Opinión
Celebrar la Semana Santa
España –sus pueblos y ciudades, sus gentes–, fiel a sus raíces y a la tradición cristiana que la configura y la identifica, aun en medio de la secularización envolvente, con toda la Iglesia, celebra con fuerza el misterio de la Pasión, Muerte y Resurrección de Jesucristo. Ahí convergen todos los caminos, ahí se dirigen todas las miradas, en él se encuentra el centro de la historia de los hombres.
De este misterio brota la fuente de la que mana la esperanza para todos los hombres, el hontanar donde nace todo caudal de vida y de amor que colma y rebasa todo deseo de felicidad del corazón humano.
En los templos, en las calles, en los corazones de tantos y tantos se viven con intensidad de fe, con piedad religiosa, con fervor humano estos misterios, acaecidos en un lugar y en un tiempo muy concreto, datados con la certeza más total y verdadera, que han cambiado la faz de la tierra y la han hecho brillar con la luz de la redención que se extiende a todos los hombres, a todos los pueblos, a toda realidad de este mundo.
Lo que acaeció en Jerusalén en tiempo de Anás y Caifás, de Herodes y de Pilatos, en la persona de Jesús, el Nazareno -su entrada triunfal en Jerusalén, su última cena pascual con los discípulos, su traición, prendimiento, pasión, condena, muerte y sepultura, su resurrección ha roto de manera definitiva y para siempre el dominio del mal sobre los hombres, ha aniquilado los temores y las angustias del mundo entero y ha traído la salvación a todos.
Semana grande del amor, de la plenitud del amor, de Dios que es amor y ama con infinito e irrevocable amor al hombre, y lo ama hasta el extremo. Semana para que, vivificados y alentados por el amor de Dios manifestado y entregado en Jesucristo, amemos como Él nos ha amado, vivamos inmersos en ese inmenso, infinito, amor, y, desde ahí, seamos testigos de perdón, de reconciliación y de fraternidad, testigos de la verdad que se realiza en el amor.
En los templos, el pueblo fiel, con la Iglesia entera, estos días, celebra litúrgicamente el memorial que hace presente en toda su fuerza vivificadora la salvación, el amor sin límite, que procede de la Cruz y de la Resurrección, y ora, en adoración humilde, en acción de gracias dichosa, en plegaria confiada por las necesidades de todos, para que a todos alcance la alegría de esta salvación y la cercanía de este amor supremo que se vuelca misericordioso sobre los hombres sin exclusión y sin barreras.
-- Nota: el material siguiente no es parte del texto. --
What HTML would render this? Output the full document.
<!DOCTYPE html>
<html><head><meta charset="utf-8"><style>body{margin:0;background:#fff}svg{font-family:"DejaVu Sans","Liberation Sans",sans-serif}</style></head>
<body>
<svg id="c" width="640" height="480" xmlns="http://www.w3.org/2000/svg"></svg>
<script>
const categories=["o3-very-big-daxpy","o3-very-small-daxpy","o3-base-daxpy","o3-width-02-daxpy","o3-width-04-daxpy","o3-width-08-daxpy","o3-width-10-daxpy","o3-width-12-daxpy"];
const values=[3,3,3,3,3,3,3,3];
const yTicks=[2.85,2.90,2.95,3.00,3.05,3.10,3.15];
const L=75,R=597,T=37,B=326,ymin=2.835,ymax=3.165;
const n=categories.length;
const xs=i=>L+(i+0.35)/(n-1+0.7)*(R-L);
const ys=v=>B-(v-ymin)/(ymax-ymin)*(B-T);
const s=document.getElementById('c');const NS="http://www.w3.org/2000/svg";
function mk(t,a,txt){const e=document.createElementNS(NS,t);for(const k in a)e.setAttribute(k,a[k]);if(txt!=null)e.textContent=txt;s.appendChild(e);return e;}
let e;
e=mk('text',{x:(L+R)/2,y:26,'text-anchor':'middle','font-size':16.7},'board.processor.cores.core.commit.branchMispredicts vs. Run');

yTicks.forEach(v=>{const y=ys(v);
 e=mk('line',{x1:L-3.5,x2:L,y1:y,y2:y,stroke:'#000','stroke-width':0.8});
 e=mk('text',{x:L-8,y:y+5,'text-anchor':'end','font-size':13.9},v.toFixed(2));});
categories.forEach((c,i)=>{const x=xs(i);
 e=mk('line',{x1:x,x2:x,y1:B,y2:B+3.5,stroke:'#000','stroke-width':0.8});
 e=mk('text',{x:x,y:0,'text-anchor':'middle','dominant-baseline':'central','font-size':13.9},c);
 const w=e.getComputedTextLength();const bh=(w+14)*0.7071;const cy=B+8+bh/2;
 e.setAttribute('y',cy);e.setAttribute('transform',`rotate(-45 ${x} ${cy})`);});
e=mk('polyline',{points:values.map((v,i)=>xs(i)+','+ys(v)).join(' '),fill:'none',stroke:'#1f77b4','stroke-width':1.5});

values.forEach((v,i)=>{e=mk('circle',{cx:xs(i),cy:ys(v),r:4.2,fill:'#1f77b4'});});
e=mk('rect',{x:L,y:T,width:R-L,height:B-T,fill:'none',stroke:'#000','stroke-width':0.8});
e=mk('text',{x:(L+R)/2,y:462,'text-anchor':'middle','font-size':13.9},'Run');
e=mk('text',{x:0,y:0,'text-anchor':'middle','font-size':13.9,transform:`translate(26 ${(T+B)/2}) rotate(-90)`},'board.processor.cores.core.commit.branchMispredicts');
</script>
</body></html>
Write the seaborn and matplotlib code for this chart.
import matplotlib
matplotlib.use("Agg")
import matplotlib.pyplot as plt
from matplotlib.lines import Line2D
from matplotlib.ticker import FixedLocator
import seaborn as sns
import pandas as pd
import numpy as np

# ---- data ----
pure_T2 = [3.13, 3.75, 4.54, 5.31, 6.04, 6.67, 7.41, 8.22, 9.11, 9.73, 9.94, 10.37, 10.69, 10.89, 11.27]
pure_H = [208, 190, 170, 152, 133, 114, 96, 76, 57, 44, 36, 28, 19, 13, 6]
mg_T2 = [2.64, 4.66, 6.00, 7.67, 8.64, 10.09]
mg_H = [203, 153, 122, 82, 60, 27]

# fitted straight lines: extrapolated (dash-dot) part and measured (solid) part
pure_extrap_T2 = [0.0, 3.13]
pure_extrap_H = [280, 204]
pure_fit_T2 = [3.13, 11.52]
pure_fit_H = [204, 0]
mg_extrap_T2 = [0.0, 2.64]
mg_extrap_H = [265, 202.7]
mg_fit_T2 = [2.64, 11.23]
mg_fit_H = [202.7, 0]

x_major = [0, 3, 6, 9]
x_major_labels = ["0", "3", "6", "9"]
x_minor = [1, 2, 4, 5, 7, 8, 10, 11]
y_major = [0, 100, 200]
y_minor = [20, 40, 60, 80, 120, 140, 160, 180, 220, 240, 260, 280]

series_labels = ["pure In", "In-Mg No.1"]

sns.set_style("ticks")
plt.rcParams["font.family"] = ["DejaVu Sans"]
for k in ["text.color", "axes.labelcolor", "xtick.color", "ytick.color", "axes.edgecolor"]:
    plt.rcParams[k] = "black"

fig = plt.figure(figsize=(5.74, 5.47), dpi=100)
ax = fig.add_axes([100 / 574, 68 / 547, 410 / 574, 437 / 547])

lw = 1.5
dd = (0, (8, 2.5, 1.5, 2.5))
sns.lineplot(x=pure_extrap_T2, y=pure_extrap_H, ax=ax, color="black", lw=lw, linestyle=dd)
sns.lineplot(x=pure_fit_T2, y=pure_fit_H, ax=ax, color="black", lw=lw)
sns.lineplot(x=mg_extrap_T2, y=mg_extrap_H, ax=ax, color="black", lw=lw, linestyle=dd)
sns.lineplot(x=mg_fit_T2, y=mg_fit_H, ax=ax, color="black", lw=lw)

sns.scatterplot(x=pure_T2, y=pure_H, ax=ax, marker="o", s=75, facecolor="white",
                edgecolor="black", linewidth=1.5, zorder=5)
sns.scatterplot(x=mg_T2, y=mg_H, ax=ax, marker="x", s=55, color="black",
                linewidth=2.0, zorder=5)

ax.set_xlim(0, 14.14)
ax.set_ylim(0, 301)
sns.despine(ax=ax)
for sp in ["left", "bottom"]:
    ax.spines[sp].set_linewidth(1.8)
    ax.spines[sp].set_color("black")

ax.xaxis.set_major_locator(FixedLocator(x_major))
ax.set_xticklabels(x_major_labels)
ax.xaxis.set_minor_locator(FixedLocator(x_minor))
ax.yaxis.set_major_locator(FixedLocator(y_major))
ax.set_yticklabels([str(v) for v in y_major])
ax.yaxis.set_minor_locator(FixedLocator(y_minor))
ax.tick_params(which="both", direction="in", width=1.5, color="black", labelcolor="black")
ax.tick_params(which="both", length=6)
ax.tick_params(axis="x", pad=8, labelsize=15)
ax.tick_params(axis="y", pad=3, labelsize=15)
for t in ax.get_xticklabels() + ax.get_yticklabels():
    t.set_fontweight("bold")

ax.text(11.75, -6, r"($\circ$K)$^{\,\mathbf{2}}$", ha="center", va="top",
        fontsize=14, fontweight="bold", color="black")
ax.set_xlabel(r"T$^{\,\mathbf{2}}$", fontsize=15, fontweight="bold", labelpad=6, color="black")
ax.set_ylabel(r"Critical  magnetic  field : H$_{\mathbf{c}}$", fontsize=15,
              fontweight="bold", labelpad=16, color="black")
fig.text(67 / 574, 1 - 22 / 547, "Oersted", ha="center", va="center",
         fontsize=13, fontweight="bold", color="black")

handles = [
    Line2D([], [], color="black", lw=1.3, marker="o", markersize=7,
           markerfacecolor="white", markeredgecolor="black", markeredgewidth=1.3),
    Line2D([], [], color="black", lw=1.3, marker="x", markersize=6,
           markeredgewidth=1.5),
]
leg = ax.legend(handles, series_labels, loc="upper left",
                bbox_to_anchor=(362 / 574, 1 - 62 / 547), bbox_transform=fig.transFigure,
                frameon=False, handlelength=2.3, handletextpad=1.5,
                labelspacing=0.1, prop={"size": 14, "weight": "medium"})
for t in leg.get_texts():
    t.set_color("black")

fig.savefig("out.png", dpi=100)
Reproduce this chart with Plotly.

Las calles de nuestros pueblos y ciudades, con singular belleza en algunos lugares, en los atardeceres o en la noche espesa de la Santa Semana, en las madrugadas o en los momentos matutinos, se convierten en espacio donde de manera popular se escenifican y muestran estos misterios que abren una aurora de esperanza de paz y de reconciliación entre las gentes, de unidad y de amor verdaderos entre los hombres, de luz y de vida y en medio de tanto sufrimiento, de tanta violencia y odio, y de tanta muerte.
Los corazones, las miradas, los pensamientos y los deseos de los cristianos se recogen en un interior contemplativo, mirando al que traspasaron, mirando a la Cruz, oteando la alborada de la mañana de Pascua en la que quedan rotas todas las cadenas y amenazas de mal y de muerte que pesan sobre la humanidad entera.
Celebrar la Semana Santa reclama unirse a Cristo crucificado, unirse en El y con El a los crucificados y sufrientes de nuestro tiempo, para mostrarles el amor redentor, para hacerles palpable con nuestro amor y compañía, con nuestra cercanía y solidaridad, que Dios les ama, que Cristo ha muerto por ellos.
Celebrar la liturgia o proclamar la fe en las manifestaciones procesionales reclaman una sola cosa «Tomar la cruz», la nuestra y la de los demás, y seguir a Jesús, seguirle en el amor, seguirle dando la vida por los demás, acompañarle entregándolo todo y rebajándose hasta lo último por los otros, llenarlo todo del amor que brota del costado abierto de Cristo hasta los límites de la nada que es toda realidad o toda sombra o señal de muerte.
En el centro de la Semana está el amor fraterno, que es el amor de Dios derramado en nuestros corazones para amar como El, en y por su Hijo, nos ha amado.
Esto es lo que queremos celebrar los cristianos. Esto es lo que decimos con toda la Iglesia en la Liturgia. Esto es lo que sacamos a luz a nuestras vías y calzadas.
De todo esto, de toda esta verdad, necesita un mundo secularizado como el nuestro, para que tenga futuro y se asiente en la esperanza.